## SUPPLIED DATA:
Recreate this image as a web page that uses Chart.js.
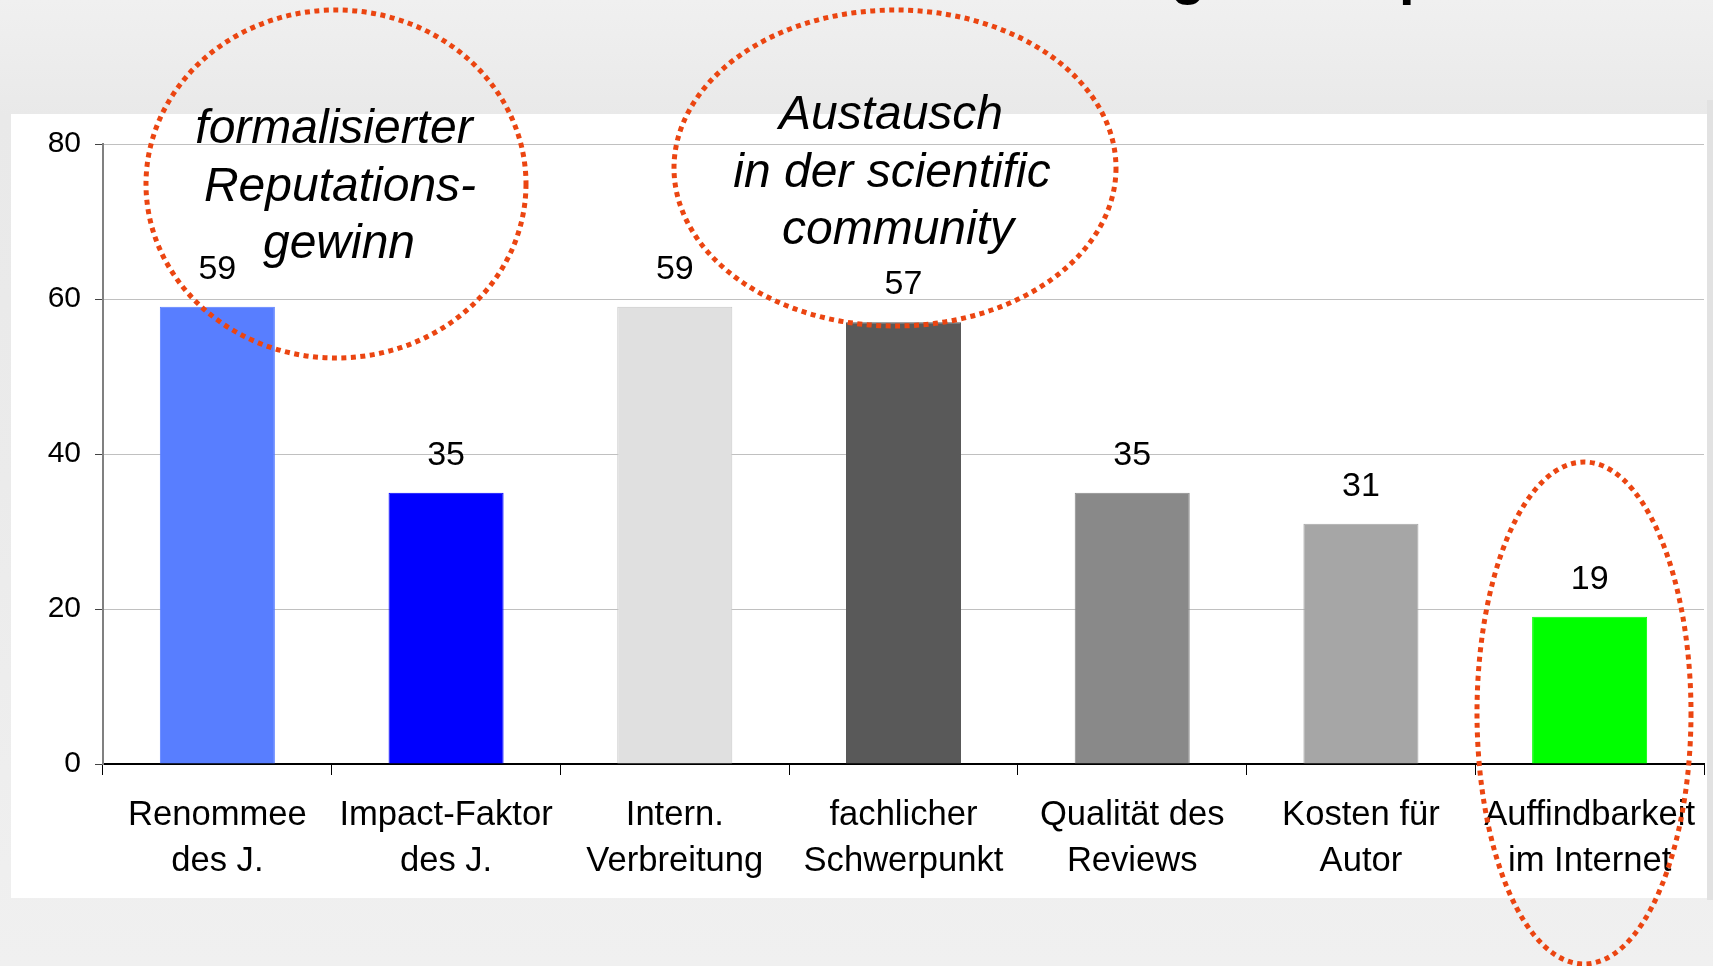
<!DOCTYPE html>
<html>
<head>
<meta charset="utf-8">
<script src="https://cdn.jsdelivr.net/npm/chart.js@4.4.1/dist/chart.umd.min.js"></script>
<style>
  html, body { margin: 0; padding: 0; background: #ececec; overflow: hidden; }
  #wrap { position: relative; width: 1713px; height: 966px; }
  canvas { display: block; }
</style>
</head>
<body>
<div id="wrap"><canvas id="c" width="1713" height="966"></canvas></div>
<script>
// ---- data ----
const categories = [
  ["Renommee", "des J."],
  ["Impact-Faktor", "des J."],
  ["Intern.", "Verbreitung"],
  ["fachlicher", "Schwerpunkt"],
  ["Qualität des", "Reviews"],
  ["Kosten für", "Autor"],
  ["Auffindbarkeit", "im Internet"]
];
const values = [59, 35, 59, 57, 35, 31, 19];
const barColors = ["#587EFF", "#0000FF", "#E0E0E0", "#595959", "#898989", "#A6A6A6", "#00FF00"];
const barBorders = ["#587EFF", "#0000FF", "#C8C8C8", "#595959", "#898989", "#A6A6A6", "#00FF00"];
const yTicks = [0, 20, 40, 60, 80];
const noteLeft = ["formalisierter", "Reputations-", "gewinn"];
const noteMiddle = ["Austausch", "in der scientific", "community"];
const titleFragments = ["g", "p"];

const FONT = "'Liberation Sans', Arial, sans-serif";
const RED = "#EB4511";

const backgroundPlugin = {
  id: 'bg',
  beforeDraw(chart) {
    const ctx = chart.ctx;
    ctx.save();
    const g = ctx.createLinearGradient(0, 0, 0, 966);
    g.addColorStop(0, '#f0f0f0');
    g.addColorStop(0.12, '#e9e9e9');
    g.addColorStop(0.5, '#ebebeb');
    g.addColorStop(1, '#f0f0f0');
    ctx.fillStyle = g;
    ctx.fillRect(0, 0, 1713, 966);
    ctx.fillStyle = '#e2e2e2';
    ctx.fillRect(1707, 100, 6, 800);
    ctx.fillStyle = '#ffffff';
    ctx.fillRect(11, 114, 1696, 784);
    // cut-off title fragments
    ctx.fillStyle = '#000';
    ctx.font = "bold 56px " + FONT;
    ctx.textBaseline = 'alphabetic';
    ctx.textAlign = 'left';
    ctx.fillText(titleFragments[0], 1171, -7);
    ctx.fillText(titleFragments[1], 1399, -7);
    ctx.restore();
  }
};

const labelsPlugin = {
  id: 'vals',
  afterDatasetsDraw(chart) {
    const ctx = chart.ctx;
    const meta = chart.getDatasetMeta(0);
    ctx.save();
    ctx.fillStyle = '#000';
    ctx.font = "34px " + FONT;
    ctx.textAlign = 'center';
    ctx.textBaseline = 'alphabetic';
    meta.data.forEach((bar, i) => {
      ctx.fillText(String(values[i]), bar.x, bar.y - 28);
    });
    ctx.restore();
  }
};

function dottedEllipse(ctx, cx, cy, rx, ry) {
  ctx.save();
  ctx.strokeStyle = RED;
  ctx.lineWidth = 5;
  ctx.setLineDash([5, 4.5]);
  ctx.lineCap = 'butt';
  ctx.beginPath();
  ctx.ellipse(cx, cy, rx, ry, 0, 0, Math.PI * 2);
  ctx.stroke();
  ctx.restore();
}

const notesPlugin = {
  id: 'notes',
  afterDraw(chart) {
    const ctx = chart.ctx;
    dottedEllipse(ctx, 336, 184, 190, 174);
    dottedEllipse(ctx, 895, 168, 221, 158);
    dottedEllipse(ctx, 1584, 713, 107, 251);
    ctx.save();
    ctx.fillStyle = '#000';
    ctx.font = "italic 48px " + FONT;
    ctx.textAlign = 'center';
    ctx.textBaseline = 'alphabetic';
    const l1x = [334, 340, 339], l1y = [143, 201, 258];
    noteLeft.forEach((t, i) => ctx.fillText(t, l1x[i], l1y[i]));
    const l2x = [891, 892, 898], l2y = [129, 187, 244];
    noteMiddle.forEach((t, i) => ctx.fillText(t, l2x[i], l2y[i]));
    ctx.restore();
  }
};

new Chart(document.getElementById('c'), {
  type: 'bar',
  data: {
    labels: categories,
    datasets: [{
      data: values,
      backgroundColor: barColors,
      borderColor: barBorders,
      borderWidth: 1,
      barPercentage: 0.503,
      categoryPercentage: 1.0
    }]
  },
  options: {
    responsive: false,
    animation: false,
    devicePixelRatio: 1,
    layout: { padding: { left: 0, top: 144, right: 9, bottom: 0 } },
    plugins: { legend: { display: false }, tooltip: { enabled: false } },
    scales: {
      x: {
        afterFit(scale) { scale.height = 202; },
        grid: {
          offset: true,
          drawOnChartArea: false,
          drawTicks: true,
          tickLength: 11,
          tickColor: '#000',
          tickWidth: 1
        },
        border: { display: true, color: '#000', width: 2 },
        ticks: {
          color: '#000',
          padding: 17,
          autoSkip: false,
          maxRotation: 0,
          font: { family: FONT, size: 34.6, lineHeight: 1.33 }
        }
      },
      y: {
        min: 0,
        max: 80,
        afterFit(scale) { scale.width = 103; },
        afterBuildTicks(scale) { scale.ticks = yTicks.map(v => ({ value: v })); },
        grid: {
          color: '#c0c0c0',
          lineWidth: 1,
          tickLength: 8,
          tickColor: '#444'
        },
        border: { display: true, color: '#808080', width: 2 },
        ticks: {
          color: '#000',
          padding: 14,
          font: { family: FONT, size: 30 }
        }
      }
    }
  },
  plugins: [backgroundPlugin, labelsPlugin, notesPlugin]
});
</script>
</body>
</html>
---
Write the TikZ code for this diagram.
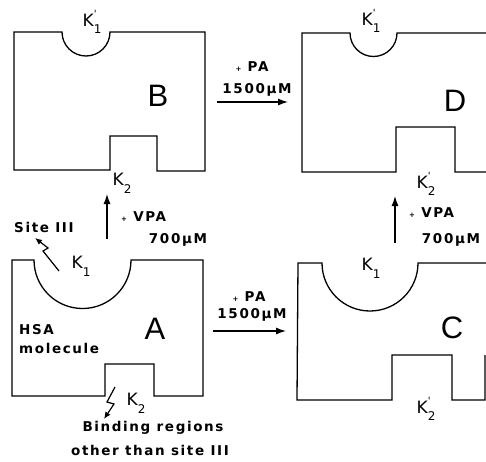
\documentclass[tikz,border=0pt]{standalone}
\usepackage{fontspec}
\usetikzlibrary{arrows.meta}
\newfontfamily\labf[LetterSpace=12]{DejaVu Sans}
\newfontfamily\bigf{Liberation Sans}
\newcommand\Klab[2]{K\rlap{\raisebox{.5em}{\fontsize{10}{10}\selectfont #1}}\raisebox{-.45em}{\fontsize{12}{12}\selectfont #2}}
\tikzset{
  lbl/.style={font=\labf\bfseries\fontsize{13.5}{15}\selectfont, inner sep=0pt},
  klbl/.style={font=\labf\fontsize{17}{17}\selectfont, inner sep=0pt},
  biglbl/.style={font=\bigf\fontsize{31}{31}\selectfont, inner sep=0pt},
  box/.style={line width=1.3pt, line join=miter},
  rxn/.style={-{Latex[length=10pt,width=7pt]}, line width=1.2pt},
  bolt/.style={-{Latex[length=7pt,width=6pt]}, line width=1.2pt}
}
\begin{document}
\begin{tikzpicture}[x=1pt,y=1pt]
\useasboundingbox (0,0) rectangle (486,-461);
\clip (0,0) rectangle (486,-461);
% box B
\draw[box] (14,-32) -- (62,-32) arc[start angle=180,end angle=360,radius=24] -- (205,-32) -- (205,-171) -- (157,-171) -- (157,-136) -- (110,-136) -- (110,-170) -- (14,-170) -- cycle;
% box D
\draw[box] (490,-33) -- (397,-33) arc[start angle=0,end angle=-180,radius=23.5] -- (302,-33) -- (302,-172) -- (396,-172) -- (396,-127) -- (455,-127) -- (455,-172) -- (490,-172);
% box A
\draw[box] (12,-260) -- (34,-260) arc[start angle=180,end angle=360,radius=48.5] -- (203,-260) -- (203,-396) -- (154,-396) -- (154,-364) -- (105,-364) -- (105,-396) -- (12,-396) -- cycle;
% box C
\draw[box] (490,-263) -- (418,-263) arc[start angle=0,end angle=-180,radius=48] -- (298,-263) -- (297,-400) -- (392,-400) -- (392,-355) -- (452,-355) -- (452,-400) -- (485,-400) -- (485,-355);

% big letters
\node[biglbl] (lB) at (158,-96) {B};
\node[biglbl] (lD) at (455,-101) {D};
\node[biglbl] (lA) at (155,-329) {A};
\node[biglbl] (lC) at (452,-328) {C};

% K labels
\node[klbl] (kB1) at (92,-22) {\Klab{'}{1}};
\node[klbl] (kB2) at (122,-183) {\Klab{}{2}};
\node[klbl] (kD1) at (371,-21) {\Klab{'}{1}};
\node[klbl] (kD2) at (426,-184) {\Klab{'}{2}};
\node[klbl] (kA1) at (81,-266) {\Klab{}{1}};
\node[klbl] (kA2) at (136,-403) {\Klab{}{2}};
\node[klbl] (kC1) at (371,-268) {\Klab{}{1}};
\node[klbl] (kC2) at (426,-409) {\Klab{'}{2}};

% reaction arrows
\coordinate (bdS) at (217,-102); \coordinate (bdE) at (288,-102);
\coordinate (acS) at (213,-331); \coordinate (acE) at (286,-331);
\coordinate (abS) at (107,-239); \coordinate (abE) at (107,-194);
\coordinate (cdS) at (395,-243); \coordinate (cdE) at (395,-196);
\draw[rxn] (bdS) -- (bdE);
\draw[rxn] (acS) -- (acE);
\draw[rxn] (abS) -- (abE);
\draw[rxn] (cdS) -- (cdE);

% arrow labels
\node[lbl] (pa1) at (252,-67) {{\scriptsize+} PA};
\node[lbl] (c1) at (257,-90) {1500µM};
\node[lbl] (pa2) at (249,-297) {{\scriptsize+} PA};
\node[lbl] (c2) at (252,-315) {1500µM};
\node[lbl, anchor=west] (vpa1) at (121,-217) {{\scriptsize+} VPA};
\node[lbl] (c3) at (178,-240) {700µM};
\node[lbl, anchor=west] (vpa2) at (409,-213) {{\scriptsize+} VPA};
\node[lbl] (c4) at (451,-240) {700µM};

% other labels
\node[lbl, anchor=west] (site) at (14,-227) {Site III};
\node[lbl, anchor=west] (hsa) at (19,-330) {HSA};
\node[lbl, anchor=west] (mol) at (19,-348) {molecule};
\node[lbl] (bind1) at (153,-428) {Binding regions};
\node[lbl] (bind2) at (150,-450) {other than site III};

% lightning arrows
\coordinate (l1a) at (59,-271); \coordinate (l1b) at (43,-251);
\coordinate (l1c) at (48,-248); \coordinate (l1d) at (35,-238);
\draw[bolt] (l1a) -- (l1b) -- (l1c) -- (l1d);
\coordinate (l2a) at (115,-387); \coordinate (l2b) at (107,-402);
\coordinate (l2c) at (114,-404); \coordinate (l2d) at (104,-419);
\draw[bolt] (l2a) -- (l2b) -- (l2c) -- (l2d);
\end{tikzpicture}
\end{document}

## CHALLENGE:
Copy every line that includes the string "this" from the material above.

## WRITTEN REPLY:
Recreate this image as a web page that uses Chart.js.
Write the TikZ code for this diagram.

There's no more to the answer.